### Set task
Write out the listing below without alteration, omitting its pictures.
* * * * * * * * *
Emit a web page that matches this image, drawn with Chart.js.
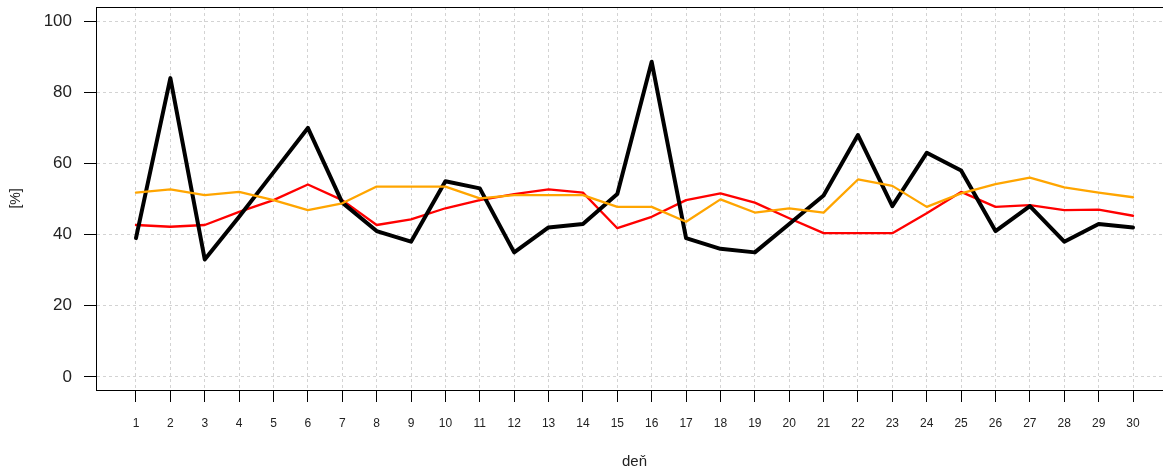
<!DOCTYPE html>
<html>
<head>
<meta charset="utf-8">
<script src="https://cdn.jsdelivr.net/npm/chart.js@4"></script>
<style>
html,body{margin:0;padding:0;background:#fff;overflow:hidden;}
#wrap{width:1180px;height:476px;}
</style>
</head>
<body>
<div id="wrap"><canvas id="c" width="1180" height="476"></canvas></div>
<script>
const days = [1,2,3,4,5,6,7,8,9,10,11,12,13,14,15,16,17,18,19,20,21,22,23,24,25,26,27,28,29,30];
const blackSeries = [39,84,33,45,57.5,70,49,41,38,55,53,35,42,43,51.4,88.6,39,36,35,43,51,68,48,63,58,41,48,38,43,42];
const redSeries = [42.7,42.2,42.7,46.4,49.7,54.1,49.7,42.7,44.3,47.4,49.7,51.4,52.7,51.8,41.8,45,49.7,51.6,49,44.6,40.4,40.4,40.4,46,52,47.8,48.3,46.9,47,45.3];
const orangeSeries = [51.8,52.7,51.1,52,49.7,46.9,48.8,53.5,53.5,53.5,50.2,51.1,51.1,51.1,47.8,47.8,43.6,49.9,46.2,47.4,46.2,55.5,53.7,47.8,51.6,54.2,56,53.3,51.8,50.5];
const yTicks = [0,20,40,60,80,100];
const xTitle = 'deň';
const yTitle = '[%]';

const pts = arr => days.map((d,i)=>({x:d,y:arr[i]}));

const framePlugin = {
  id:'frame',
  afterDraw(chart){
    const {ctx, chartArea:a} = chart;
    ctx.save();
    ctx.strokeStyle='#000';
    ctx.lineWidth=1;
    ctx.strokeRect(Math.round(a.left)+0.5, Math.round(a.top)+0.5, Math.round(a.right-a.left), Math.round(a.bottom-a.top));
    ctx.restore();
  }
};

const lineStyle = (color,w)=>({borderColor:color,backgroundColor:color,borderWidth:w,pointRadius:0,tension:0,fill:false,borderJoinStyle:'round',borderCapStyle:'round'});

new Chart(document.getElementById('c'),{
  type:'line',
  data:{datasets:[
    Object.assign({label:'orange',data:pts(orangeSeries)},lineStyle('#ffa500',2.3)),
    Object.assign({label:'black',data:pts(blackSeries)},lineStyle('#000000',4)),
    Object.assign({label:'red',data:pts(redSeries)},lineStyle('#ff0000',2.3))
  ]},
  plugins:[framePlugin],
  options:{
    responsive:false,
    animation:false,
    devicePixelRatio:1,
    layout:{padding:{top:7,right:7,left:0,bottom:0}},
    plugins:{legend:{display:false},tooltip:{enabled:false}},
    scales:{
      x:{
        type:'linear',min:-0.163,max:31.163,
        afterBuildTicks(s){ s.ticks = days.map(v=>({value:v})); },
        afterFit(s){ s.height=86; s.paddingLeft=0; s.paddingRight=0; },
        ticks:{autoSkip:false,maxRotation:0,padding:14,color:'#222',font:{family:'"Liberation Sans Narrow","Liberation Sans",Arial,sans-serif',size:12},callback:v=>String(v)},
        grid:{color:'#d3d3d3',lineWidth:1,tickColor:'#000',tickLength:12,tickWidth:1,tickBorderDash:[]},
        border:{display:true,color:'#000',width:1,dash:[3,3]},
        title:{display:true,text:xTitle,color:'#222',font:{family:'"Liberation Sans",Arial,sans-serif',size:15},padding:{top:0,bottom:5}}
      },
      y:{
        type:'linear',min:-3.7,max:104,
        afterBuildTicks(s){ s.ticks = yTicks.map(v=>({value:v})); },
        afterFit(s){ s.width=96; s.paddingTop=0; s.paddingBottom=0; },
        ticks:{padding:12,color:'#222',font:{family:'"Liberation Sans",Arial,sans-serif',size:17},callback:v=>String(v)},
        grid:{color:'#d3d3d3',lineWidth:1,tickColor:'#000',tickLength:12,tickWidth:1,tickBorderDash:[]},
        border:{display:true,color:'#000',width:1,dash:[3,3]},
        title:{display:true,text:yTitle,color:'#222',font:{family:'"Liberation Sans",Arial,sans-serif',size:14},padding:{top:8,bottom:0}}
      }
    }
  }
});
</script>
</body>
</html>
* * * * * * * * *
### Problem solution
Emit a web page that matches this image, drawn with Chart.js.
<!DOCTYPE html>
<html>
<head>
<meta charset="utf-8">
<script src="https://cdn.jsdelivr.net/npm/chart.js@4"></script>
<style>
html,body{margin:0;padding:0;background:#fff;overflow:hidden;}
#wrap{width:1180px;height:476px;}
</style>
</head>
<body>
<div id="wrap"><canvas id="c" width="1180" height="476"></canvas></div>
<script>
const days = [1,2,3,4,5,6,7,8,9,10,11,12,13,14,15,16,17,18,19,20,21,22,23,24,25,26,27,28,29,30];
const blackSeries = [39,84,33,45,57.5,70,49,41,38,55,53,35,42,43,51.4,88.6,39,36,35,43,51,68,48,63,58,41,48,38,43,42];
const redSeries = [42.7,42.2,42.7,46.4,49.7,54.1,49.7,42.7,44.3,47.4,49.7,51.4,52.7,51.8,41.8,45,49.7,51.6,49,44.6,40.4,40.4,40.4,46,52,47.8,48.3,46.9,47,45.3];
const orangeSeries = [51.8,52.7,51.1,52,49.7,46.9,48.8,53.5,53.5,53.5,50.2,51.1,51.1,51.1,47.8,47.8,43.6,49.9,46.2,47.4,46.2,55.5,53.7,47.8,51.6,54.2,56,53.3,51.8,50.5];
const yTicks = [0,20,40,60,80,100];
const xTitle = 'deň';
const yTitle = '[%]';

const pts = arr => days.map((d,i)=>({x:d,y:arr[i]}));

const framePlugin = {
  id:'frame',
  afterDraw(chart){
    const {ctx, chartArea:a} = chart;
    ctx.save();
    ctx.strokeStyle='#000';
    ctx.lineWidth=1;
    ctx.strokeRect(Math.round(a.left)+0.5, Math.round(a.top)+0.5, Math.round(a.right-a.left), Math.round(a.bottom-a.top));
    ctx.restore();
  }
};

const lineStyle = (color,w)=>({borderColor:color,backgroundColor:color,borderWidth:w,pointRadius:0,tension:0,fill:false,borderJoinStyle:'round',borderCapStyle:'round'});

new Chart(document.getElementById('c'),{
  type:'line',
  data:{datasets:[
    Object.assign({label:'orange',data:pts(orangeSeries)},lineStyle('#ffa500',2.3)),
    Object.assign({label:'black',data:pts(blackSeries)},lineStyle('#000000',4)),
    Object.assign({label:'red',data:pts(redSeries)},lineStyle('#ff0000',2.3))
  ]},
  plugins:[framePlugin],
  options:{
    responsive:false,
    animation:false,
    devicePixelRatio:1,
    layout:{padding:{top:7,right:7,left:0,bottom:0}},
    plugins:{legend:{display:false},tooltip:{enabled:false}},
    scales:{
      x:{
        type:'linear',min:-0.163,max:31.163,
        afterBuildTicks(s){ s.ticks = days.map(v=>({value:v})); },
        afterFit(s){ s.height=86; s.paddingLeft=0; s.paddingRight=0; },
        ticks:{autoSkip:false,maxRotation:0,padding:14,color:'#222',font:{family:'"Liberation Sans Narrow","Liberation Sans",Arial,sans-serif',size:12},callback:v=>String(v)},
        grid:{color:'#d3d3d3',lineWidth:1,tickColor:'#000',tickLength:12,tickWidth:1,tickBorderDash:[]},
        border:{display:true,color:'#000',width:1,dash:[3,3]},
        title:{display:true,text:xTitle,color:'#222',font:{family:'"Liberation Sans",Arial,sans-serif',size:15},padding:{top:0,bottom:5}}
      },
      y:{
        type:'linear',min:-3.7,max:104,
        afterBuildTicks(s){ s.ticks = yTicks.map(v=>({value:v})); },
        afterFit(s){ s.width=96; s.paddingTop=0; s.paddingBottom=0; },
        ticks:{padding:12,color:'#222',font:{family:'"Liberation Sans",Arial,sans-serif',size:17},callback:v=>String(v)},
        grid:{color:'#d3d3d3',lineWidth:1,tickColor:'#000',tickLength:12,tickWidth:1,tickBorderDash:[]},
        border:{display:true,color:'#000',width:1,dash:[3,3]},
        title:{display:true,text:yTitle,color:'#222',font:{family:'"Liberation Sans",Arial,sans-serif',size:14},padding:{top:8,bottom:0}}
      }
    }
  }
});
</script>
</body>
</html>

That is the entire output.